PROBLEM DETAILS => Retype exactly what runs from the first line of the data to the line with "Chart.defaults.animation = false;", keeping both of those lines and skipping pictures.

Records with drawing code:
###

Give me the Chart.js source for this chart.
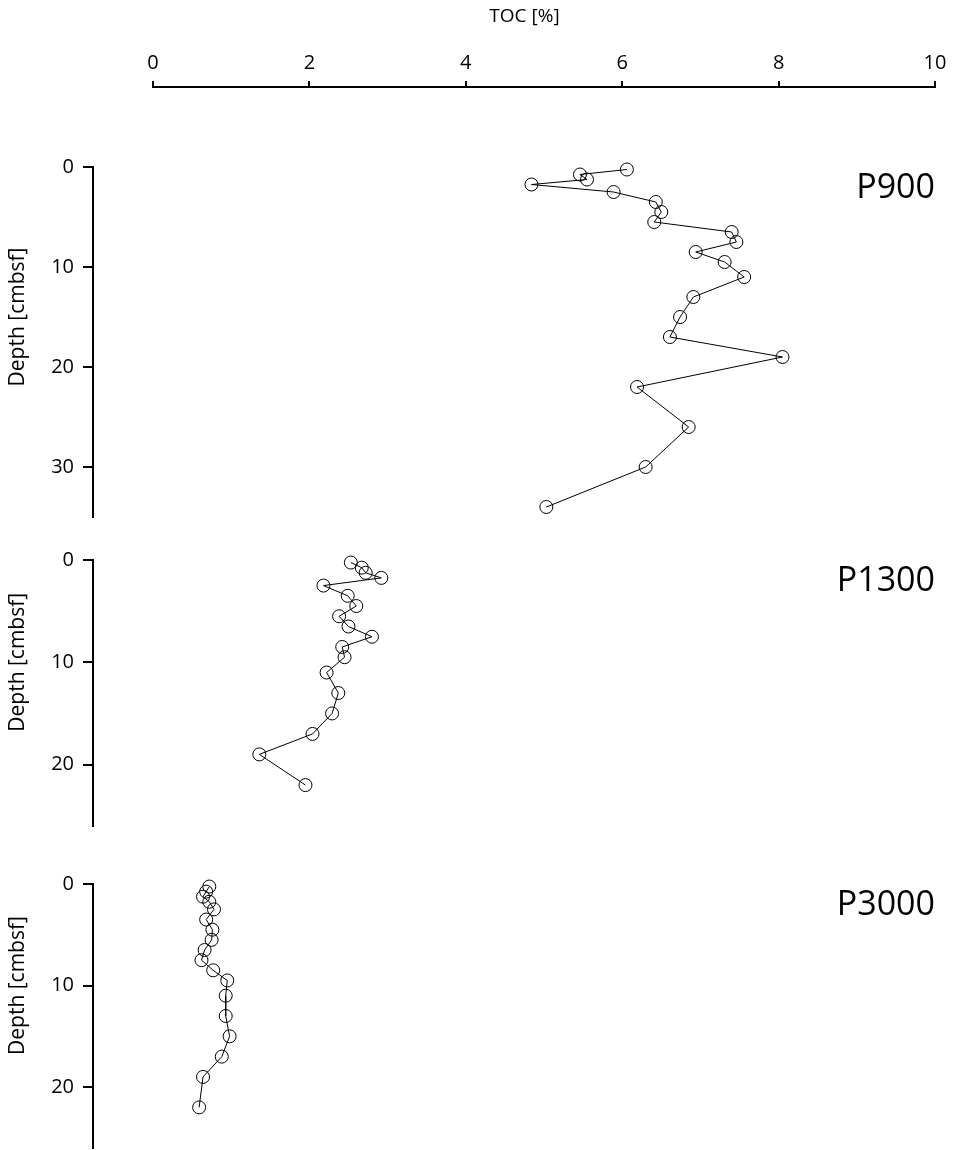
<!DOCTYPE html>
<html>
<head>
<meta charset="utf-8">
<script src="https://cdn.jsdelivr.net/npm/chart.js@4.4.1/dist/chart.umd.min.js"></script>
<style>
  html, body { margin: 0; background: #fff; overflow: hidden; }
  #wrap { position: relative; width: 957px; height: 1150px; overflow: hidden; }
  #wrap canvas { position: absolute; left: 0; }
</style>
</head>
<body>
<div id="wrap">
  <canvas id="tocAxis" width="957" height="100" style="top:0"></canvas>
  <canvas id="p900" width="957" height="400" style="top:142px"></canvas>
  <canvas id="p1300" width="957" height="316" style="top:535px"></canvas>
  <canvas id="p3000" width="957" height="314" style="top:859px"></canvas>
</div>
<script>
// TOC profiles per station, depth in cm below seafloor
const depthP900 = [0.25, 0.75, 1.25, 1.75, 2.5, 3.5, 4.5, 5.5, 6.5, 7.5, 8.5, 9.5, 11, 13, 15, 17, 19, 22, 26, 30, 34];
const tocP900 = [6.06, 5.46, 5.55, 4.84, 5.89, 6.43, 6.50, 6.41, 7.40, 7.46, 6.94, 7.31, 7.56, 6.91, 6.74, 6.61, 8.05, 6.19, 6.85, 6.30, 5.03];

const depthP1300 = [0.25, 0.75, 1.25, 1.75, 2.5, 3.5, 4.5, 5.5, 6.5, 7.5, 8.5, 9.5, 11, 13, 15, 17, 19, 22];
const tocP1300 = [2.53, 2.67, 2.72, 2.92, 2.18, 2.49, 2.60, 2.38, 2.50, 2.80, 2.42, 2.45, 2.22, 2.37, 2.29, 2.04, 1.36, 1.95];

const depthP3000 = [0.25, 0.75, 1.25, 1.75, 2.5, 3.5, 4.5, 5.5, 6.5, 7.5, 8.5, 9.5, 11, 13, 15, 17, 19, 22];
const tocP3000 = [0.72, 0.68, 0.64, 0.72, 0.78, 0.68, 0.76, 0.75, 0.66, 0.62, 0.77, 0.95, 0.93, 0.93, 0.98, 0.88, 0.64, 0.59];

const tocTicks = [0, 2, 4, 6, 8, 10];
const depthTicksLong = [0, 10, 20, 30];
const depthTicksShort = [0, 10, 20];

// depth axis stands a bit left of TOC = 0
const tocAxisMin = -0.767;
const tocAxisMax = 10;

Chart.defaults.font.family = '"Open Sans", sans-serif';
Chart.defaults.color = '#000';
Chart.defaults.animation = false;

// axis title above the TOC ticks
const tocTitle = {
  id: 'tocTitle',
  afterDraw(chart, args, opts) {
    const ctx = chart.ctx;
    ctx.save();
    ctx.fillStyle = '#000';
    ctx.font = '19px "Open Sans"';
    ctx.textAlign = 'center';
    ctx.textBaseline = 'middle';
    ctx.fillText(opts.text, chart.scales.x.getPixelForValue(opts.at), 17);
    ctx.restore();
  }
};

// station name on the right and centred depth title
const panelText = {
  id: 'panelText',
  afterDraw(chart, args, opts) {
    const ctx = chart.ctx;
    const y = chart.scales.y;
    ctx.save();
    ctx.fillStyle = '#000';
    ctx.font = '34px "Open Sans"';
    ctx.textAlign = 'right';
    ctx.textBaseline = 'middle';
    ctx.fillText(opts.name, chart.chartArea.right, y.getPixelForValue(2.1));

    const mid = (y.getPixelForValue(0) + y.getPixelForValue(opts.lastTick)) / 2;
    ctx.translate(18, mid);
    ctx.rotate(-Math.PI / 2);
    ctx.textAlign = 'center';
    ctx.font = '21px "Open Sans"';
    ctx.fillText('Depth [cmbsf]', 0, 0);
    ctx.restore();
  }
};

// shared TOC axis along the top
new Chart(document.getElementById('tocAxis'), {
  type: 'scatter',
  data: { datasets: [{ data: [] }] },
  options: {
    responsive: false,
    layout: { padding: { left: 153, right: 22, top: 0, bottom: 0 } },
    plugins: {
      legend: { display: false },
      tooltip: { enabled: false },
      tocTitle: { text: 'TOC [%]', at: 4.75 }
    },
    scales: {
      x: {
        type: 'linear',
        position: 'top',
        min: 0,
        max: 10,
        afterBuildTicks: s => { s.ticks = tocTicks.map(v => ({ value: v })); },
        afterFit: s => { s.height = 87; },
        ticks: { font: { size: 20 }, padding: 6, maxRotation: 0 },
        grid: { drawOnChartArea: false, color: '#000', lineWidth: 2, tickLength: 6 },
        border: { display: true, color: '#000', width: 2 }
      },
      y: { display: false }
    }
  },
  plugins: [tocTitle]
});

function profile(id, name, toc, depth, maxDepth, ticks) {
  const points = toc.map((v, i) => ({ x: v, y: depth[i] }));
  return new Chart(document.getElementById(id), {
    type: 'scatter',
    data: {
      datasets: [{
        data: points,
        showLine: true,
        borderColor: '#000',
        borderWidth: 1,
        pointRadius: 6.5,
        pointBorderColor: '#000',
        pointBorderWidth: 1,
        pointBackgroundColor: 'rgba(0,0,0,0)',
        clip: false
      }]
    },
    options: {
      responsive: false,
      layout: { padding: { left: 0, right: 22, top: 25, bottom: 25 } },
      plugins: {
        legend: { display: false },
        tooltip: { enabled: false },
        panelText: { name: name, lastTick: ticks[ticks.length - 1] }
      },
      scales: {
        x: { type: 'linear', display: false, min: tocAxisMin, max: tocAxisMax },
        y: {
          type: 'linear',
          reverse: true,
          min: 0,
          max: maxDepth,
          afterBuildTicks: s => { s.ticks = ticks.map(v => ({ value: v })); },
          afterFit: s => { s.width = 93; },
          ticks: { font: { size: 20 }, padding: 9 },
          grid: { drawOnChartArea: false, color: '#000', lineWidth: 2, tickLength: 10 },
          border: { display: true, color: '#000', width: 2 }
        }
      }
    },
    plugins: [panelText]
  });
}

profile('p900', 'P900', tocP900, depthP900, 35, depthTicksLong);
profile('p1300', 'P1300', tocP1300, depthP1300, 26, depthTicksShort);
profile('p3000', 'P3000', tocP3000, depthP3000, 26, depthTicksShort);
</script>
</body>
</html>
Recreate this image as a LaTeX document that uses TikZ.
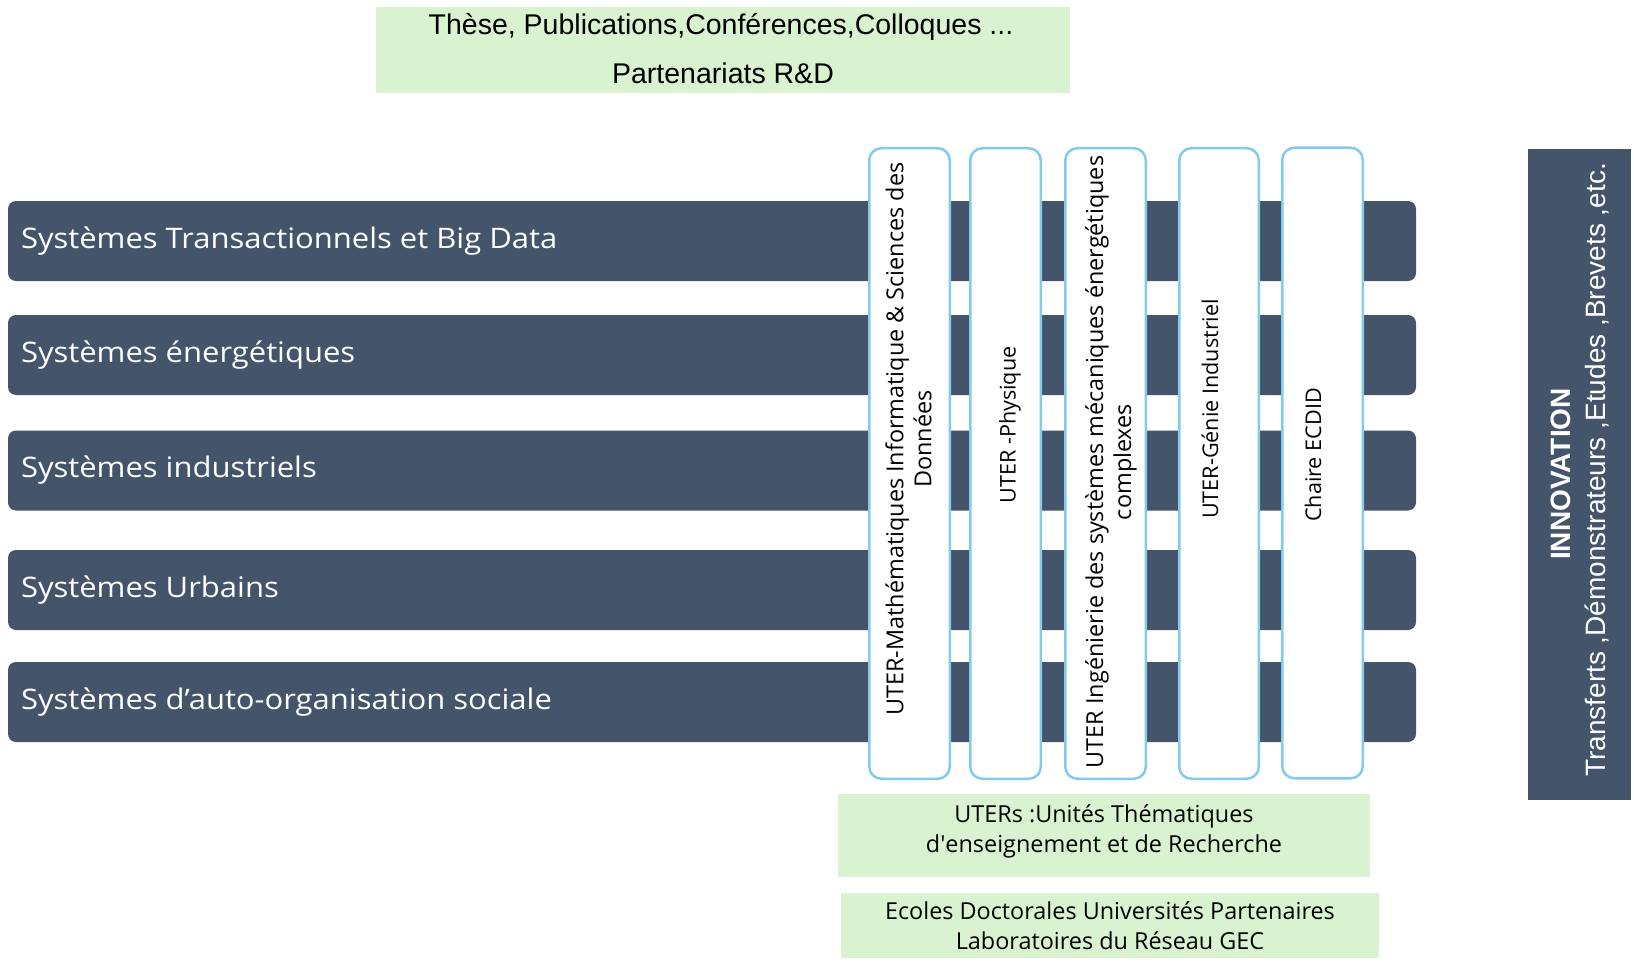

###

EXERCISE SOLUTION =>
Give me the Chart.js source for this chart.
<!DOCTYPE html>
<html>
<head>
<meta charset="utf-8">
<script src="https://cdn.jsdelivr.net/npm/chart.js@4.4.1/dist/chart.umd.min.js"></script>
<style>
  html, body { margin: 0; background: #fff; overflow: hidden; }
  #wrap { position: relative; width: 957px; height: 1150px; overflow: hidden; }
  #wrap canvas { position: absolute; left: 0; }
</style>
</head>
<body>
<div id="wrap">
  <canvas id="tocAxis" width="957" height="100" style="top:0"></canvas>
  <canvas id="p900" width="957" height="400" style="top:142px"></canvas>
  <canvas id="p1300" width="957" height="316" style="top:535px"></canvas>
  <canvas id="p3000" width="957" height="314" style="top:859px"></canvas>
</div>
<script>
// TOC profiles per station, depth in cm below seafloor
const depthP900 = [0.25, 0.75, 1.25, 1.75, 2.5, 3.5, 4.5, 5.5, 6.5, 7.5, 8.5, 9.5, 11, 13, 15, 17, 19, 22, 26, 30, 34];
const tocP900 = [6.06, 5.46, 5.55, 4.84, 5.89, 6.43, 6.50, 6.41, 7.40, 7.46, 6.94, 7.31, 7.56, 6.91, 6.74, 6.61, 8.05, 6.19, 6.85, 6.30, 5.03];

const depthP1300 = [0.25, 0.75, 1.25, 1.75, 2.5, 3.5, 4.5, 5.5, 6.5, 7.5, 8.5, 9.5, 11, 13, 15, 17, 19, 22];
const tocP1300 = [2.53, 2.67, 2.72, 2.92, 2.18, 2.49, 2.60, 2.38, 2.50, 2.80, 2.42, 2.45, 2.22, 2.37, 2.29, 2.04, 1.36, 1.95];

const depthP3000 = [0.25, 0.75, 1.25, 1.75, 2.5, 3.5, 4.5, 5.5, 6.5, 7.5, 8.5, 9.5, 11, 13, 15, 17, 19, 22];
const tocP3000 = [0.72, 0.68, 0.64, 0.72, 0.78, 0.68, 0.76, 0.75, 0.66, 0.62, 0.77, 0.95, 0.93, 0.93, 0.98, 0.88, 0.64, 0.59];

const tocTicks = [0, 2, 4, 6, 8, 10];
const depthTicksLong = [0, 10, 20, 30];
const depthTicksShort = [0, 10, 20];

// depth axis stands a bit left of TOC = 0
const tocAxisMin = -0.767;
const tocAxisMax = 10;

Chart.defaults.font.family = '"Open Sans", sans-serif';
Chart.defaults.color = '#000';
Chart.defaults.animation = false;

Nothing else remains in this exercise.